My mother nodded. “That's what I thought,” she said, and turned away.

 

YEARS LATER, I WOULD HAVE HAD
the presence of mind to offer the tale “Fitcher's Bird,” from the Brothers Grimm, to
offer up an allegorical explanation. I would have told my mother how a wizard dressed as a beggar would magically lure little girls into his basket. He'd cart them to his mansion, give them an egg and key, and tell them not to go into the room that the key opened. Then he'd leave, and the little girls would explore the magnificent house, finally falling prey to curiosity and opening the door of the forbidden chamber.

There, they'd find a huge basin filled with the bloody, dismembered remains of other girls. They'd be so surprised, they'd drop the egg in the vat, and wouldn't be able to wipe the stain away. When the wizard would come home to find the stained egg, he would dismember the girls and toss their remains into the vat.

Eventually, he did this to the two eldest girls from one family, and came back for the third daughter. This girl, though, was uncommonly clever. She hid the egg in a safe place and brazenly went into the room, only to find her dismembered sisters in the bloody vat. But instead of panicking, she pulled their severed limbs out and pieced them back together again, and when the parts were reassembled, the girls miraculously came back to life.

The clever girl hid her sisters in a room to await the wizard, and when he returned and saw she hadn't bloodied the egg, he decided to marry her. She agreed, but said first that she would send him home with a basketful of gold for her parents. She hid her two sisters in the basket, which he carted home, now a servant of his clever bride. In his absence, the little girl dressed a human skull in flowers and jewels and put
it in the attic window. Then she rolled herself in honey and feathers to transform herself into a strange feathered creature, and ran out into the bright day.

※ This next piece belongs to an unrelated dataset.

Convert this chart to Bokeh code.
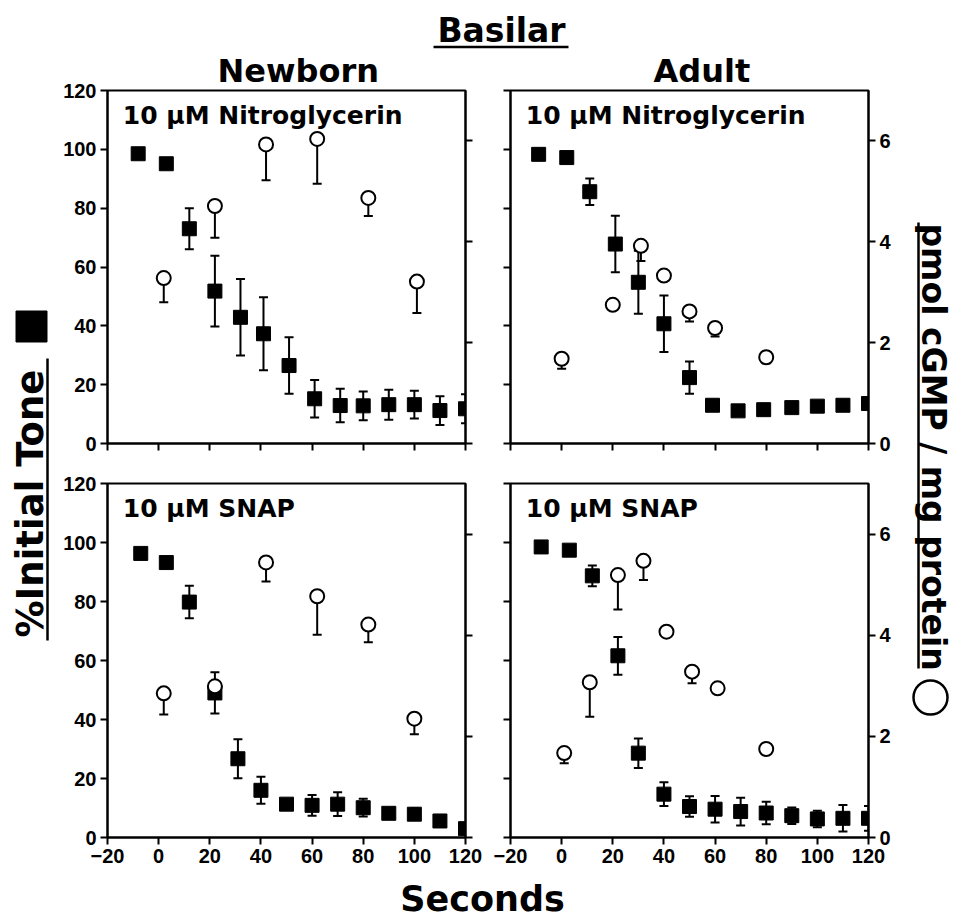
import math
from bokeh.plotting import figure
from bokeh.models import Range1d, LinearAxis, FixedTicker, ColumnDataSource, Whisker, TeeHead
from bokeh.layouts import row, column
from bokeh.embed import file_html
from bokeh.resources import INLINE
from bokeh.core.properties import value

# ---------------- data ----------------
x_ticks = [-20, 0, 20, 40, 60, 80, 100, 120]
tone_ticks = [0, 20, 40, 60, 80, 100, 120]
cgmp_ticks = [0, 2, 4, 6]

# Newborn, 10 uM Nitroglycerin
nb_ntg_t = [-8, 3, 12, 22, 32, 41, 51, 61, 71, 80, 90, 100, 110, 120]
nb_ntg_tone = [98.5, 95.1, 73.0, 51.8, 42.9, 37.3, 26.5, 15.2, 12.9, 12.8, 13.2, 13.2, 11.2, 11.8]
nb_ntg_tone_err = [0, 0, 7.0, 12.0, 13.0, 12.4, 9.6, 6.4, 5.7, 4.9, 5.1, 4.7, 4.9, 4.9]
nb_ntg_ct = [2, 22, 42, 62, 82, 101]
nb_ntg_cgmp = [3.28, 4.71, 5.93, 6.04, 4.87, 3.21]
nb_ntg_cgmp_err = [0.48, 0.63, 0.71, 0.89, 0.36, 0.62]

# Adult, 10 uM Nitroglycerin
ad_ntg_t = [-9, 2, 11, 21, 30, 40, 50, 59, 69, 79, 90, 100, 110, 120]
ad_ntg_tone = [98.3, 97.2, 85.6, 67.8, 54.8, 40.7, 22.4, 13.0, 11.1, 11.5, 12.2, 12.7, 13.0, 13.6]
ad_ntg_tone_err = [0, 0, 4.5, 9.6, 10.7, 9.6, 5.5, 1, 1, 0, 0, 0, 0, 1]
ad_ntg_ct = [0, 20, 31, 40, 50, 60, 80]
ad_ntg_cgmp = [1.68, 2.75, 3.92, 3.33, 2.62, 2.29, 1.71]
ad_ntg_cgmp_err = [0.2, 0, 0.3, 0, 0.2, 0.17, 0.12]

# Newborn, 10 uM SNAP
nb_snap_t = [-7, 3, 12, 22, 31, 40, 50, 60, 70, 80, 90, 100, 110, 120]
nb_snap_tone = [96.3, 93.2, 79.8, 49.0, 26.7, 16.0, 11.3, 10.9, 11.3, 10.1, 8.2, 7.9, 5.6, 3.0]
nb_snap_tone_err = [0, 0, 5.5, 7.0, 6.6, 4.6, 1, 3.5, 4.0, 3.0, 1, 2, 0, 0]
nb_snap_ct = [2, 22, 42, 62, 82, 100]
nb_snap_cgmp = [2.85, 2.99, 5.44, 4.77, 4.21, 2.35]
nb_snap_cgmp_err = [0.42, 0.15, 0.38, 0.76, 0.35, 0.31]

# Adult, 10 uM SNAP
ad_snap_t = [-8, 3, 12, 22, 30, 40, 50, 60, 70, 80, 90, 100, 110, 120]
ad_snap_tone = [98.5, 97.4, 88.7, 61.6, 28.6, 14.7, 10.5, 9.6, 8.8, 8.3, 7.4, 6.3, 6.5, 6.5]
ad_snap_tone_err = [0, 0, 3.5, 6.4, 5.0, 4.0, 3.5, 4.5, 4.7, 3.8, 2.8, 2.8, 4.5, 4.2]
ad_snap_ct = [1, 11, 22, 32, 41, 51, 61, 80]
ad_snap_cgmp = [1.67, 3.07, 5.19, 5.47, 4.07, 3.28, 2.95, 1.75]
ad_snap_cgmp_err = [0.2, 0.68, 0.68, 0.38, 0, 0.23, 0, 0]

title_text = "Basilar"
col_titles = ["Newborn", "Adult"]
panel_labels = ["10 \u03bcM Nitroglycerin", "10 \u03bcM SNAP"]
x_title = "Seconds"
left_title = "%Initial Tone"
right_title = "pmol cGMP / mg protein"

FONT = "DejaVu Sans"
TICK_FONT = "Liberation Sans"


def style_axis(ax, ticks, show_labels):
    ax.ticker = FixedTicker(ticks=ticks)
    ax.axis_line_width = 2
    ax.axis_line_color = "black"
    ax.major_tick_line_width = 2
    ax.major_tick_line_color = "black"
    ax.major_tick_out = 7
    ax.major_tick_in = 0
    ax.minor_tick_line_color = None
    ax.major_label_text_font = TICK_FONT
    ax.major_label_text_font_style = "bold"
    ax.major_label_text_color = "black"
    ax.major_label_standoff = 4
    if show_labels:
        ax.major_label_text_font_size = "20px"
    else:
        ax.major_label_text_font_size = "0px"
        ax.major_label_overrides = {t: "" for t in ticks}


def panel(t, tone, tone_err, ct, cg, cg_err, label, left_lab, right_lab, bottom_lab,
          bl, br, bt, bb, head=None, head_offset=0):
    w = bl + 358 + br
    h = bt + 354 + bb
    p = figure(width=w, height=h, x_range=Range1d(-20, 120), y_range=Range1d(0, 120),
               output_backend="svg", toolbar_location=None,
               min_border_left=bl, min_border_right=br, min_border_top=bt, min_border_bottom=bb)
    p.extra_y_ranges = {"cgmp": Range1d(0, 7)}
    p.grid.visible = False
    p.outline_line_color = "black"
    p.outline_line_width = 2
    p.background_fill_color = "white"
    p.border_fill_color = "white"

    if head:
        p.title.text = head
        p.title.align = "left"
        p.title.offset = head_offset
        p.title.standoff = 1
        p.title.text_font = FONT
        p.title.text_font_style = "bold"
        p.title.text_font_size = "32px"
        p.title.text_color = "black"

    style_axis(p.xaxis[0], x_ticks, bottom_lab)
    style_axis(p.yaxis[0], tone_ticks, left_lab)
    rax = LinearAxis(y_range_name="cgmp")
    style_axis(rax, cgmp_ticks, right_lab)
    p.add_layout(rax, "right")

    lo = [a - b for a, b in zip(tone, tone_err)]
    hi = [a + b for a, b in zip(tone, tone_err)]
    sq = ColumnDataSource(dict(t=t, v=tone, lo=lo, hi=hi))
    p.add_layout(Whisker(source=sq, base="t", lower="lo", upper="hi", line_width=2,
                         upper_head=TeeHead(size=9, line_width=2),
                         lower_head=TeeHead(size=9, line_width=2)))
    p.scatter("t", "v", source=sq, marker="square", size=14, color="black")

    clo = [a - b for a, b in zip(cg, cg_err)]
    cs = ColumnDataSource(dict(t=ct, v=cg, lo=clo))
    p.add_layout(Whisker(source=cs, base="t", lower="lo", upper="v", line_width=2,
                         y_range_name="cgmp", upper_head=None,
                         lower_head=TeeHead(size=9, line_width=2)))
    p.scatter("t", "v", source=cs, y_range_name="cgmp", marker="circle", size=14,
              fill_color="white", line_color="black", line_width=2)

    p.text(x=[-14], y=[111.5], text=[label], text_font=value(FONT), text_font_style="bold",
           text_font_size="25px", text_align="left", text_baseline="middle", color="black")
    return p


def strip(w, h):
    f = figure(width=w, height=h, x_range=Range1d(0, w), y_range=Range1d(0, h),
               output_backend="svg", toolbar_location=None,
               x_axis_location=None, y_axis_location=None,
               min_border_left=0, min_border_right=0, min_border_top=0, min_border_bottom=0)
    f.grid.visible = False
    f.outline_line_color = None
    f.background_fill_color = "white"
    f.border_fill_color = "white"
    return f


# columns: left strip 58 | col1 49+358+23 | col2 22+358+25 | right strip 60  -> 953
# rows:    top strip 49  | row1 40+354+23 | row2 17+354+36 | bottom strip 46 -> 919
tl = panel(nb_ntg_t, nb_ntg_tone, nb_ntg_tone_err, nb_ntg_ct, nb_ntg_cgmp, nb_ntg_cgmp_err,
           panel_labels[0], True, False, False, 49, 23, 40, 23,
           head=col_titles[0], head_offset=110)
tr = panel(ad_ntg_t, ad_ntg_tone, ad_ntg_tone_err, ad_ntg_ct, ad_ntg_cgmp, ad_ntg_cgmp_err,
           panel_labels[0], False, True, False, 22, 25, 40, 23,
           head=col_titles[1], head_offset=143)
bl_ = panel(nb_snap_t, nb_snap_tone, nb_snap_tone_err, nb_snap_ct, nb_snap_cgmp, nb_snap_cgmp_err,
            panel_labels[1], True, False, True, 49, 23, 17, 36)
br_ = panel(ad_snap_t, ad_snap_tone, ad_snap_tone_err, ad_snap_ct, ad_snap_cgmp, ad_snap_cgmp_err,
            panel_labels[1], False, True, True, 22, 25, 17, 36)

# top strip: y 0..49
top = strip(953, 49)
top.text(x=[501], y=[19.5], text=[title_text], text_font=value(FONT), text_font_style="bold",
         text_font_size="33px", text_align="center", text_baseline="middle", color="black")
top.segment(x0=[433], y0=[2.5], x1=[568], y1=[2.5], line_width=2.5, color="black")

# left strip: x 0..58, y 49..873
left = strip(58, 824)
left.text(x=[30], y=[236], text=[left_title], angle=math.pi / 2, text_font=value(FONT),
          text_font_style="bold", text_font_size="37px", text_align="left",
          text_baseline="middle", color="black")
left.segment(x0=[47], y0=[233], x1=[47], y1=[515], line_width=2.5, color="black")
left.scatter(x=[31], y=[547], marker="square", size=31, color="black")

# right strip: x 893..953
right = strip(60, 824)
right.text(x=[40], y=[650], text=[right_title], angle=-math.pi / 2, text_font=value(FONT),
           text_font_style="bold", text_font_size="33px", text_align="left",
           text_baseline="middle", color="black")
right.segment(x0=[25], y0=[651], x1=[25], y1=[205], line_width=2.5, color="black")
right.scatter(x=[37], y=[176], marker="circle", size=34, fill_color="white",
              line_color="black", line_width=2.5)

# bottom strip: y 873..919
bottom = strip(953, 46)
bottom.text(x=[482], y=[21], text=[x_title], text_font=value(FONT), text_font_style="bold",
            text_font_size="35px", text_align="center", text_baseline="middle", color="black")

grid = column(row(tl, tr, spacing=0), row(bl_, br_, spacing=0), spacing=0)
layout = column(top, row(left, grid, right, spacing=0), bottom, spacing=0)

open("out.html", "w").write(file_html(layout, INLINE))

On her way home, she encountered the wizard, who thought she was a wonderful bird and said, “Oh, Fitcher's feathered bird, where from, where from?”

To which she responded, “From feathered Fitze Fitcher's house I've come.”

“And the young bride there, how does she fare?” he asked, imagining his marriage night, and the soft young body of his wife.

And she, smiling softly under her down and honey, said, “She's swept the house all the way through, and from the attic window, she's staring down at you.”

When the wizard arrived home to find the skull in the window, he waved at it, thinking it was his bride. When he went inside, the brothers and father of the little stolen girls locked the door, set a fire, and burned the terrible murderer up.

 

IN THE GRIMMS
'
STORY,
of course, the community at last cleansed itself by fire, and in the aftermath came out righteous and whole. This did not happen to Templeton.

We were under siege. The media trucks were parked all along Main Street. Our town, though small, was famous for the baseball museum and for its beauty, an all-American village. Right-wing pundits on television and in the mega-corporation-owned newspapers held up our town as a symbol
for the internal moral rot of America, a symbol of the trickle-down immorality stemming from our Democrat president, who went around screwing everything that moved. People from Cherry Valley and Herkimer roared into town, pretending that they were natives, and the whole country saw us as drawling mulleted hicks in whole-body Carhartt, and hated us more. The handsome newscasters shivered in their fur-lined parkas, sat at our diner, and tried to eavesdrop, but were really only eavesdropping on other newscasters.